Já adolescente em Teresina, descobri o arquivo público. Na verdade, descobri que, em jornais vencidos, eu encontrava notícias de Barras. Quanta notícia! Para quem fora apartado de lá com grande sentir afetivo, era ocasião para ver-se pelas ruas da cidadela, pelo menos imaginariamente. Movido pela curiosidade e mais pela imaginação, passei a frequentar o espaço, a duas quadras da escola secundária, muitas vezes, quase correndo, até no horário do recreio, sob o pretexto de realizar pesquisas escolares. Coisa nenhuma! Estava interessado, de fato, em remexer papeis antigos como quem joga bola, nada sem impedimentos, passeia pelo bosque, enfim, diverte-se.

E foi numa dessas visitas que minha alma encheu-se de entusiasmo quando ali vi prof. Wílson Carvalho devidamente paramentado para a pesquisa. Por várias vezes, a cena se repetiu até criasse coragem de ir à sua pessoa e apresentar-me como barrense. Grande a alegria diante da recepção e empatia que manifestou, de pode ouvi-lo falar, laconicamente, sobre suas pesquisas e, especialmente, de ser ouvido (quanta humildade conceder atenção para aquele quase menino curioso), a ponto que perdi minha extremada timidez diante de sua admirável e humilde pessoa. A mesma que vira por diversas vezes a admirar, com olhos de visível alegria incontida, os festejos religiosos de Nossa Senhora da Conceição das Barras. Eu era apenas um adolescente observador e inquieto que gostava de livros e sonhava, como ainda sonho hoje, vencer por eles.

Tratei de adquirir cada livro que dr. Wílson publicava. De vibrar com cada conquista. Nelas enxergava a vitória de toda uma cidade. A vitória, também, da posteridade. Parte significativa de sua vida ele dedicou a recolher informações preciosas, em tempos em que era mais difícil reuni-las de fontes primárias. Três de seus livros foram exclusivamente voltados a Barras, movido por um amor incondicional que começou quando, formado, escolheu a terra natal para sediar sua farmácia e dar aulas; inclusive, estando entre os fundadores do Ginário Nossa Senhora da Conceição de sua cidade. Mesmo pesquisando sobre a história do Piauí e de Teresina, ou nos dicionários biográficos, o município de nascimento era sempre destacado. A ele, sobretudo, Barras deve a divulgação, nas últimas três décadas, de uma forte tradição que existiu até o Estado Novo. Suas pesquisas evitaram que Barras se fragilizasse no imaginário coletivo. Merece, no lugar de origem, a quem devotou um amor sem limites, homenagens grandiosas.

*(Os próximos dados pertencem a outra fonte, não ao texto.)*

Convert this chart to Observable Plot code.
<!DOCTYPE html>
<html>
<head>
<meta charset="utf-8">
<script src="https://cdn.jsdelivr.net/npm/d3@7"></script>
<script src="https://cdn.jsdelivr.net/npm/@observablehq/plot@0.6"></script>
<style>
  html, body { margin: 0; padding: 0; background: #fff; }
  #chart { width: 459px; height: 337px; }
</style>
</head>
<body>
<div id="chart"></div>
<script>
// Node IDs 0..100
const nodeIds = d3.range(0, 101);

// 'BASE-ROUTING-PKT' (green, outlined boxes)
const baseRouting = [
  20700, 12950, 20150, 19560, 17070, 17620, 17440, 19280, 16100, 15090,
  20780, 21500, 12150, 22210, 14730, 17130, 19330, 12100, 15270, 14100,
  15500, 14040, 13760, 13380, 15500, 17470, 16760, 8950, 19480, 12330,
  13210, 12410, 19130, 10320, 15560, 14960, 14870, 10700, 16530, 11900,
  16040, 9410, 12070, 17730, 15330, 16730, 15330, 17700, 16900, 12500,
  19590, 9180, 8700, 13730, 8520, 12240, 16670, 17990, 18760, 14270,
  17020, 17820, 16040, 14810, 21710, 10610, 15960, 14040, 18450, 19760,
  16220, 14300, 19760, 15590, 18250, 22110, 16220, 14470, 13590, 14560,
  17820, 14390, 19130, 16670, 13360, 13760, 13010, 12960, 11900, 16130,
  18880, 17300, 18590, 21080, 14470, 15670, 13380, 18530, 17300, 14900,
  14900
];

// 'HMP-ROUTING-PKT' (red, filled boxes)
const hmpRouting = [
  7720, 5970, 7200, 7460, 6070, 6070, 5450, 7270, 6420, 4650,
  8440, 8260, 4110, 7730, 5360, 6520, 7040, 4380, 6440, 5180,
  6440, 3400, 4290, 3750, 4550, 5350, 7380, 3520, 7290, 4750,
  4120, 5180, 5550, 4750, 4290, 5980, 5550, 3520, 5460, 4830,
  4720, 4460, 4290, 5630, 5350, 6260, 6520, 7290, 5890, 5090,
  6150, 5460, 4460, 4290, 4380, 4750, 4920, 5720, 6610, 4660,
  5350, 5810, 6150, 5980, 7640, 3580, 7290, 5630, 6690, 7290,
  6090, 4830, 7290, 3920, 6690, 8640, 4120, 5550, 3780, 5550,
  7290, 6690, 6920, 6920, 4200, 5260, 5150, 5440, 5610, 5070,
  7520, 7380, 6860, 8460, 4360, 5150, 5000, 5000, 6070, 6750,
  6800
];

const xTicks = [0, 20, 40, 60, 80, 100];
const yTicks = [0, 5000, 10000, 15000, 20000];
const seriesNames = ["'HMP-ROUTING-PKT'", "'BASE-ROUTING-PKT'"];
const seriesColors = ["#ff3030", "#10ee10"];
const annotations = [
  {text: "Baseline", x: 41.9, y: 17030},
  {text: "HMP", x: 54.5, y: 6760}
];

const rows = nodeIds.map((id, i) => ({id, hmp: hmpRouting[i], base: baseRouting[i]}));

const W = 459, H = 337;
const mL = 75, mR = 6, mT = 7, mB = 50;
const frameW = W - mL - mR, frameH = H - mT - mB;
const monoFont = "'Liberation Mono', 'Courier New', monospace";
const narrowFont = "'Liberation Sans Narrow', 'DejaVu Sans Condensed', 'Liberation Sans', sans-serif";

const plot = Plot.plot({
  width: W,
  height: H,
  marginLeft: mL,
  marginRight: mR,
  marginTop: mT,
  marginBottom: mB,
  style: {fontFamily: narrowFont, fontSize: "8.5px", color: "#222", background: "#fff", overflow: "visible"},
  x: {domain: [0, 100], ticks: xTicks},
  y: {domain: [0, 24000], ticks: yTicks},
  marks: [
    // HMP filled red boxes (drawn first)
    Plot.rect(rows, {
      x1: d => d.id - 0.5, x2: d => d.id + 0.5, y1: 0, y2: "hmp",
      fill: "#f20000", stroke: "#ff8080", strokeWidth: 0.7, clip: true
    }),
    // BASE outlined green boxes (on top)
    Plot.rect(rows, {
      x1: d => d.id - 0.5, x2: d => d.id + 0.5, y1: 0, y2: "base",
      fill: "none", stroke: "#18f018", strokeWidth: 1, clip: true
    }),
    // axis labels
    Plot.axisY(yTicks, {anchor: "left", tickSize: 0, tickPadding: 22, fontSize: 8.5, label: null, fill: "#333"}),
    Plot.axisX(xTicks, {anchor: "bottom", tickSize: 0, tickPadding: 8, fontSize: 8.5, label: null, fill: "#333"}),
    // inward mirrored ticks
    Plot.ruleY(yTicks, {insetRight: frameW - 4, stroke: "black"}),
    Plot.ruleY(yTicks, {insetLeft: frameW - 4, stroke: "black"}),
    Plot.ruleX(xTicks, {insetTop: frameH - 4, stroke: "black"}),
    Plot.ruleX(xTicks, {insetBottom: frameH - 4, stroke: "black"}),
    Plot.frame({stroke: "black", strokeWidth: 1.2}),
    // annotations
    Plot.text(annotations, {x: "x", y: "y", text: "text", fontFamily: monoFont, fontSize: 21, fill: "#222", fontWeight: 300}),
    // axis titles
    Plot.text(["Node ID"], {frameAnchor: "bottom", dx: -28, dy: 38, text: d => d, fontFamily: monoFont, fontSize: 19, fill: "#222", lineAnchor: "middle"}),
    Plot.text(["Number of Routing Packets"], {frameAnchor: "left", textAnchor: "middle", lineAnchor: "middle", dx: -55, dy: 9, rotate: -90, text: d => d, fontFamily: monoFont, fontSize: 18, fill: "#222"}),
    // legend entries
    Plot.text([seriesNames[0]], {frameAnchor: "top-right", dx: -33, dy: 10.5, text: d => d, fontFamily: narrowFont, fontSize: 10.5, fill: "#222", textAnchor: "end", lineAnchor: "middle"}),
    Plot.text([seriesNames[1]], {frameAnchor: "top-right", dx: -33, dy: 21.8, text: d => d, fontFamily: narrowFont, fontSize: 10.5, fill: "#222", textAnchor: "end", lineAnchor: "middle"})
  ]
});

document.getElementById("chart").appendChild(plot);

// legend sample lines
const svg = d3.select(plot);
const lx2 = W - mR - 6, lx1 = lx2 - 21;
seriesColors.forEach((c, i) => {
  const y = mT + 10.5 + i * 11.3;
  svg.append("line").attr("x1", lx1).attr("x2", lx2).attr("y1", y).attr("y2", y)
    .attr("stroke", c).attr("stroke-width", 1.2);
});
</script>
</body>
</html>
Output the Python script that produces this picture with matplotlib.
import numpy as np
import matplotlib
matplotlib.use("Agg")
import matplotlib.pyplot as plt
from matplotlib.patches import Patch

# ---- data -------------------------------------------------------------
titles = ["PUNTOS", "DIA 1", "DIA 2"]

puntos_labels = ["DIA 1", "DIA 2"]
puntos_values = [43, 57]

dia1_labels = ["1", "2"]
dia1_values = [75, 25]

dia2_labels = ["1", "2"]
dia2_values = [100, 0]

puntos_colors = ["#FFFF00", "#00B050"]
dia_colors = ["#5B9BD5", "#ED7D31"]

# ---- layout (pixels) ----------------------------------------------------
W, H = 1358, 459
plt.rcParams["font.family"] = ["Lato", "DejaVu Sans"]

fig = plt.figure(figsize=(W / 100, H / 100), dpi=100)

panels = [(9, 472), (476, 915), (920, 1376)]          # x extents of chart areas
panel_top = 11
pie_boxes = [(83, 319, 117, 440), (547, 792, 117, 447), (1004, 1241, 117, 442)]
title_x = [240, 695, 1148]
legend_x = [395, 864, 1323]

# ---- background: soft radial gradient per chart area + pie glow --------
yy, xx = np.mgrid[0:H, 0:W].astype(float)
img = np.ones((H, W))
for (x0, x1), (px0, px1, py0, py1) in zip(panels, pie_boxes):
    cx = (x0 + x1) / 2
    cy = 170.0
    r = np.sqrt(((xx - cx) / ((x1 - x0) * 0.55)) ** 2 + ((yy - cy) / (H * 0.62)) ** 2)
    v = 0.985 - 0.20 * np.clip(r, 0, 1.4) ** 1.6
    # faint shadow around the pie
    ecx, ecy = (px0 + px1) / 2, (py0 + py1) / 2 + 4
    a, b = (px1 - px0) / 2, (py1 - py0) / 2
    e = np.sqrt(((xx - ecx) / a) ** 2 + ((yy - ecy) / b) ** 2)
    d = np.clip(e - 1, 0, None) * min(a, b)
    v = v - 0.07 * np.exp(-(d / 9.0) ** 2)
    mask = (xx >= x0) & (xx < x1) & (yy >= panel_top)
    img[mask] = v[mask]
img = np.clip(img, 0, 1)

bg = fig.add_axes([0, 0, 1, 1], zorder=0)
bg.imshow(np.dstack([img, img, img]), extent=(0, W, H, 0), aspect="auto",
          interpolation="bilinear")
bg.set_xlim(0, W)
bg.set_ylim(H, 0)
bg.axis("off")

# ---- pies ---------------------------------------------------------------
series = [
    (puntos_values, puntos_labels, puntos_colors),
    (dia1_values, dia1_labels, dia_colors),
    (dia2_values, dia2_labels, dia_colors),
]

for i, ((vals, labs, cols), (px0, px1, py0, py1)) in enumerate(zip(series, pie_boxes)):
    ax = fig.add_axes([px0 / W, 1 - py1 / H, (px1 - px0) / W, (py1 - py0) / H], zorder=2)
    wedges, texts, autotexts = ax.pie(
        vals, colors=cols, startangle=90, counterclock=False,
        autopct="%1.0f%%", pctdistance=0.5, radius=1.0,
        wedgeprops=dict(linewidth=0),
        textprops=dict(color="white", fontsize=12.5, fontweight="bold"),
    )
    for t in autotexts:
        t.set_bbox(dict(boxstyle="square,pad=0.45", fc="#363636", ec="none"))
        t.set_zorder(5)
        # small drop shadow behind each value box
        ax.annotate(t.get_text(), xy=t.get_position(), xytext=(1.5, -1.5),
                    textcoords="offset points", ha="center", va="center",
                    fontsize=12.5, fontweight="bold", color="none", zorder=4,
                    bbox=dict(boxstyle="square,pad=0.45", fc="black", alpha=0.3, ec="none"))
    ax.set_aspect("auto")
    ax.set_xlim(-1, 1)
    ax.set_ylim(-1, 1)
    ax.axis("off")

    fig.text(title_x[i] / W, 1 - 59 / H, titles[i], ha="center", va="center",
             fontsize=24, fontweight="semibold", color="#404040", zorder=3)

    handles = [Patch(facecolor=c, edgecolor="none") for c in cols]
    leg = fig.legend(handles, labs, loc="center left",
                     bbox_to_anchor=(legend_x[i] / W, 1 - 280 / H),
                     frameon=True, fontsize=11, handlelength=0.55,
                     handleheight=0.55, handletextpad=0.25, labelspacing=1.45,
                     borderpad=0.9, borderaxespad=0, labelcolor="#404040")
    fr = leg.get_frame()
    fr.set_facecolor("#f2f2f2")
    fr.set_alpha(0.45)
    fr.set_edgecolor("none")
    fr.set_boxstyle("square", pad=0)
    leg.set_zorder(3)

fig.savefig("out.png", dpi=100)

De tudo, pesquisou. Inclusive, anotações genealógicas que serviram de base a outros pesquisadores. Das caixas empoeiradas da Casa Anísio Brito, colheu a formação administrativa de Barras de Vila (1841) até o ano de 1989. Para além delas, agrupou um número substancial de perfis biográficos que, para além das conquistas pessoais dos biografados, relatam fatos indispensáveis para a preservação da memória coletiva. Para além de tudo isso, consolidou-se com um dos mais destacados antologistas no meio piauiense, especialmente pelo rigor com que tratava os fatos, ao mesmo tempo, pelo entusiasmo com que os recontava.

Em um dos encontros que tive com sua pessoa, ainda rapazote, relatou-me do parentesco com minha avó materna de quem fora contemporâneo (tinham exatamente a mesmo idade), sem que a isso eu desse devida importância por desconhecimento e imaturidade. Somente depois, vários anos depois, é que compreendi que sua mãe era prima de minha bisavó Dasinha (Adalgisa de Carvalho). E mais recentemente é que fui entender que seu grau de ligação era como todos os antigos troncos da antiga Barras do Marataoã, constituidores da gênese da formação do lugar. Vendo que Barras é uma gente só com sobrenome diferente, entendi as pontes entre o antigo Brejo de Anapurus-MA , a partir do velho tronco Feliciana Velves Rodrigues (Lages) e Domingos Gonçalves e a terra de Lêonidas Mello. Pena que a descoberta, mediada pelas leituras de Edgardo Pires Ferreira e Lena Castello Branco Rodrigues, veio em um tempo em que já estava impossível a interlocução com o pesquisador que fora. Certamente, tinha conhecimento sobre.

Barras do Marataoã não seria Barras do Marataoã sem Wílson Carvalho Gonçalves. Seu desaparecimento físico na segunda semana de outubro de 2021, aos 98 anos, assinala um grande momento de pesar. Sua obra, porém, permanecerá como um registro indispensável a quem se aventurar a compreender o que foi e é sua terra-berço, por ele rotulada como um “Chão de Estrelas”. Que sua estrela brilhe para sempre nos céus de Barras do Marataoã!